A [Martijn Egberts]: I am only referring to an innocent victim only because this one person was shoot down accidentally only because he drove the same car and used in the same building as a drug criminal that was targeted.
A [Neil Walsh]: A victim is a victim whether one is involved in criminality or not but when you refer to organised criminality often even they often accept the occupational hazards of being a victim of violence. That does not make their life any less meaningful than someone who is not involved in that, but the distinction is clear.
Q [European Law Student Association]: Just to clarify that from law perspective you could not outlaw such devices since you cannot prove that selling such a device will produce crime.
A [Neil Walsh]: The device in not the issue but the marketing of device that is capable of being untraceable.
A [Martijn Egberts]: We are not against encryption.

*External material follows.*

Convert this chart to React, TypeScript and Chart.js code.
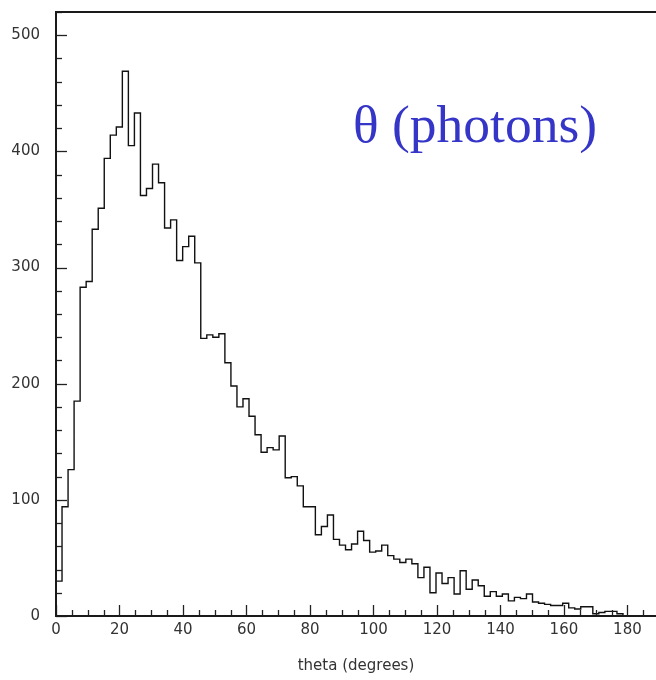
import React, { useEffect, useRef } from "react";
import { Chart, registerables } from "chart.js";

Chart.register(...registerables);

// Histogram: 1.9-degree bins starting at 0 (counts)
const BIN_WIDTH = 1.9;
const counts = [
  30, 94, 126, 185, 283, 288, 333, 351, 394, 414,
  421, 469, 405, 433, 362, 368, 389, 373, 334, 341,
  306, 318, 327, 304, 239, 242, 240, 243, 218, 198,
  180, 187, 172, 156, 141, 145, 143, 155, 119, 120,
  112, 94, 94, 70, 77, 87, 66, 61, 57, 62,
  73, 65, 55, 56, 61, 52, 49, 46, 49, 45,
  33, 42, 20, 37, 28, 33, 19, 39, 23, 31,
  26, 17, 21, 17, 19, 13, 16, 15, 19, 12,
  11, 10, 9, 9, 11, 7, 6, 8, 8, 2,
  3, 4, 4, 2,
];

const xMajorTicks = [0, 20, 40, 60, 80, 100, 120, 140, 160, 180];
const yMajorTicks = [0, 100, 200, 300, 400, 500];
const X_MIN = 0;
const X_MAX = 189;
const Y_MIN = 0;
const Y_MAX = 520;
const X_MINOR_STEP = 5;
const Y_MINOR_STEP = 20;
const X_MAJOR_STEP = 20;
const Y_MAJOR_STEP = 100;

const TITLE = "θ (photons)";
const X_LABEL = "theta (degrees)";

const framePlugin = {
  id: "frame",
  afterDatasetsDraw(chart: any) {
    const { ctx, chartArea, scales } = chart;
    const { left, right, top, bottom } = chartArea;
    const x = scales.x;
    const y = scales.y;
    ctx.save();
    ctx.strokeStyle = "#222";
    ctx.lineWidth = 1.3;
    for (let v = X_MIN; v <= X_MAX; v += X_MINOR_STEP) {
      const px = Math.round(x.getPixelForValue(v)) + 0.5;
      const len = v % X_MAJOR_STEP === 0 ? 11 : 6;
      ctx.beginPath();
      ctx.moveTo(px, bottom);
      ctx.lineTo(px, bottom - len);
      ctx.stroke();
    }
    for (let v = Y_MIN; v <= Y_MAX; v += Y_MINOR_STEP) {
      const py = Math.round(y.getPixelForValue(v)) + 0.5;
      const len = v % Y_MAJOR_STEP === 0 ? 11 : 6;
      ctx.beginPath();
      ctx.moveTo(left, py);
      ctx.lineTo(left + len, py);
      ctx.stroke();
    }
    ctx.lineWidth = 2;
    ctx.strokeStyle = "#1a1a1a";
    ctx.beginPath();
    ctx.moveTo(right, top);
    ctx.lineTo(left, top);
    ctx.lineTo(left, bottom);
    ctx.lineTo(right, bottom);
    ctx.stroke();

    ctx.fillStyle = "#3535c8";
    ctx.font = '53.5px "Liberation Serif"';
    ctx.textAlign = "left";
    ctx.textBaseline = "alphabetic";
    ctx.fillText(TITLE, 353, 142);
    ctx.restore();
  },
};

export default function App() {
  const canvasRef = useRef<HTMLCanvasElement | null>(null);

  useEffect(() => {
    const canvas = canvasRef.current;
    if (!canvas) return;
    const points = [
      { x: 0, y: 0 },
      ...counts.map((c, i) => ({ x: i * BIN_WIDTH, y: c })),
      { x: counts.length * BIN_WIDTH, y: 0 },
    ];
    const tickFont = { family: "DejaVu Sans", size: 15 };
    const chart = new Chart(canvas, {
      type: "line",
      data: {
        datasets: [
          {
            data: points,
            stepped: "before",
            borderColor: "#111",
            borderWidth: 1.4,
            pointRadius: 0,
            fill: false,
          },
        ],
      },
      options: {
        animation: false,
        responsive: false,
        events: [],
        layout: { padding: { top: 12, right: 0, bottom: 0, left: 0 } },
        plugins: {
          legend: { display: false },
          tooltip: { enabled: false },
        },
        scales: {
          x: {
            type: "linear",
            min: X_MIN,
            max: X_MAX,
            grid: { display: false, drawTicks: false },
            border: { display: false },
            afterBuildTicks: (scale: any) => {
              scale.ticks = xMajorTicks.map((v) => ({ value: v }));
            },
            afterFit: (scale: any) => {
              scale.height = 64;
              scale.paddingLeft = 0;
              scale.paddingRight = 0;
            },
            ticks: {
              font: tickFont,
              color: "#333",
              padding: 5,
              maxRotation: 0,
              autoSkip: false,
              callback: (v: any) => String(v),
            },
            title: {
              display: true,
              text: X_LABEL,
              font: { family: "DejaVu Sans", size: 15 },
              color: "#333",
              padding: { top: 0, bottom: 5 },
            },
          },
          y: {
            type: "linear",
            min: Y_MIN,
            max: Y_MAX,
            grid: { display: false, drawTicks: false },
            border: { display: false },
            afterBuildTicks: (scale: any) => {
              scale.ticks = yMajorTicks.map((v) => ({ value: v }));
            },
            afterFit: (scale: any) => {
              scale.width = 56;
              scale.paddingTop = 0;
              scale.paddingBottom = 0;
            },
            ticks: {
              font: tickFont,
              color: "#333",
              padding: 16,
              autoSkip: false,
              callback: (v: any) => String(v),
            },
          },
        },
      },
      plugins: [framePlugin],
    } as any);
    return () => chart.destroy();
  }, []);

  return (
    <div style={{ position: "absolute", left: 0, top: 0, width: 656, height: 680, background: "#fff" }}>
      <canvas ref={canvasRef} width={656} height={680} style={{ display: "block" }} />
    </div>
  );
}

I think is really important. What to try to find is a central point of criminal communication.
Q [ ]: Do you think that substantial damage has been made to the crime network with this instrument?

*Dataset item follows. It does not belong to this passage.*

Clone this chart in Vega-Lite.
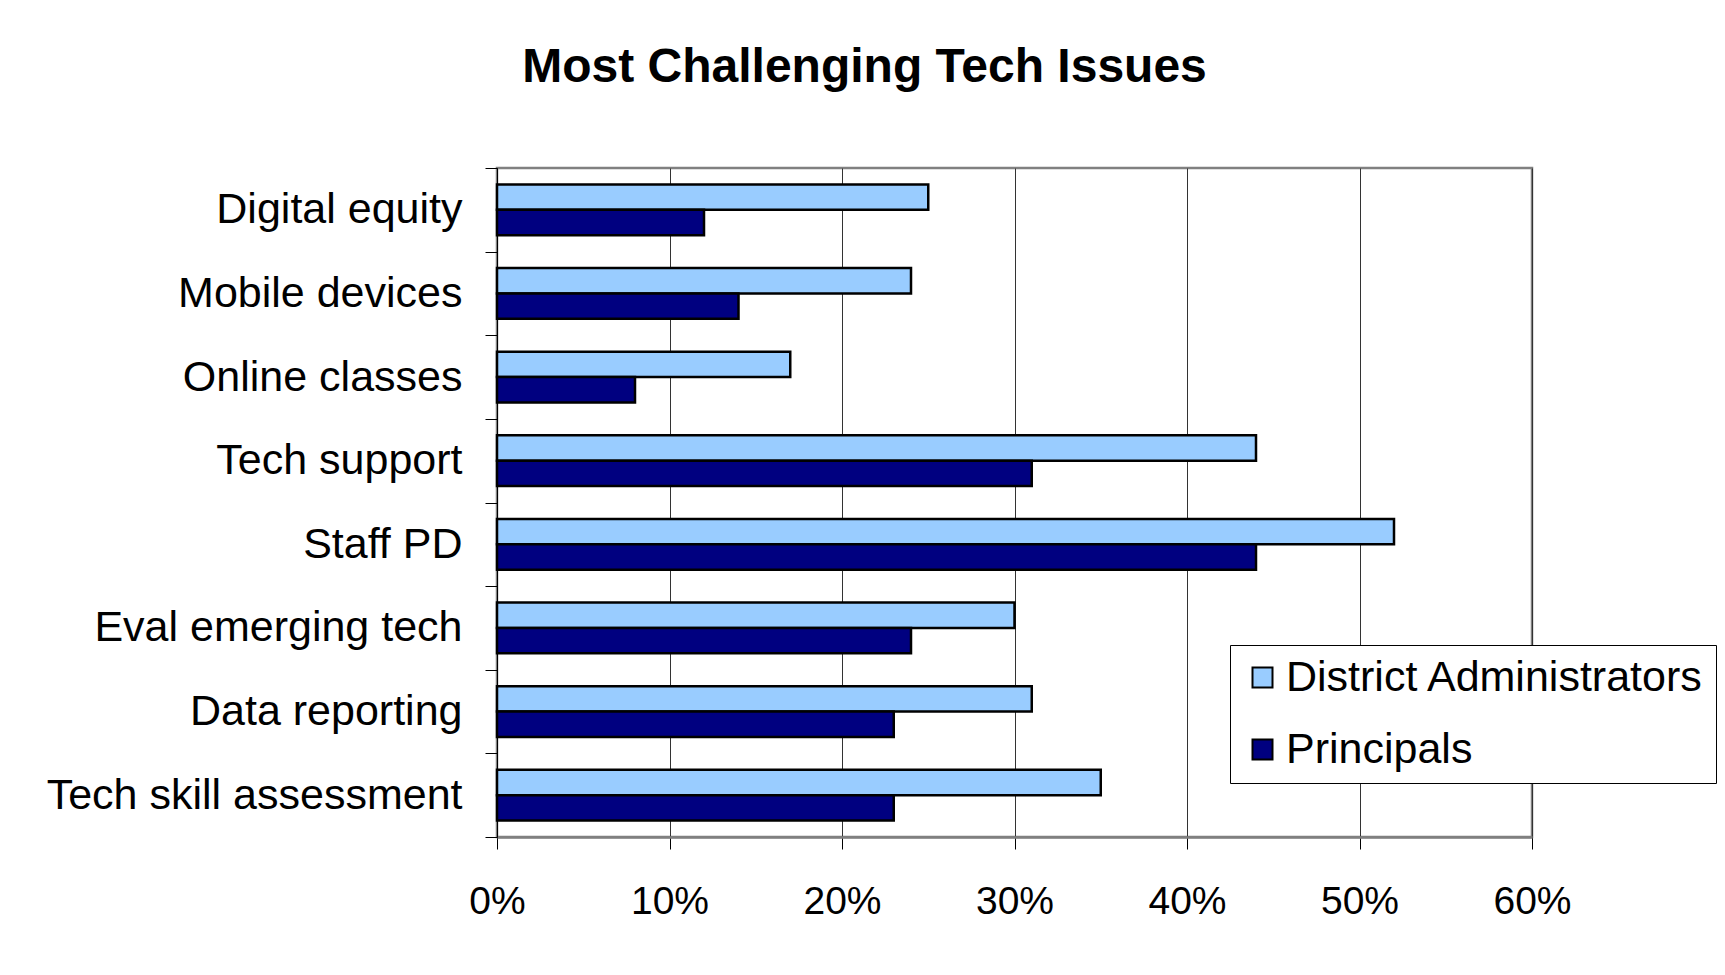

A [Martijn Egberts]: No. But did we successfully stopped some criminal organisations in the NL that were specialised in assassinating other people and they were hired by drug criminals? – Yes. Are we gonna lock up many more? -Yes. However, are there less drugs being imported? – I don’t think so.
A [Neil Walsh]: My sense on this is that the drugs angle is not the important angle but the ability to keep people safe especially when you have people in your community who are essentially assassins for hire. There has to be a balance between privacy, human rights and countering crime and terror. I certainly would not want to see a point where all governments have access to all information -just in case-, but we need to be in a space that when you have the ability to collect that evidence and manage them in a judiciary ruling/ human rights complying way then you can give society the reassurance that your data is not being wilfully abused or misused and there is a proportional legally accountable necessity, and that has to be the basis of everything we do.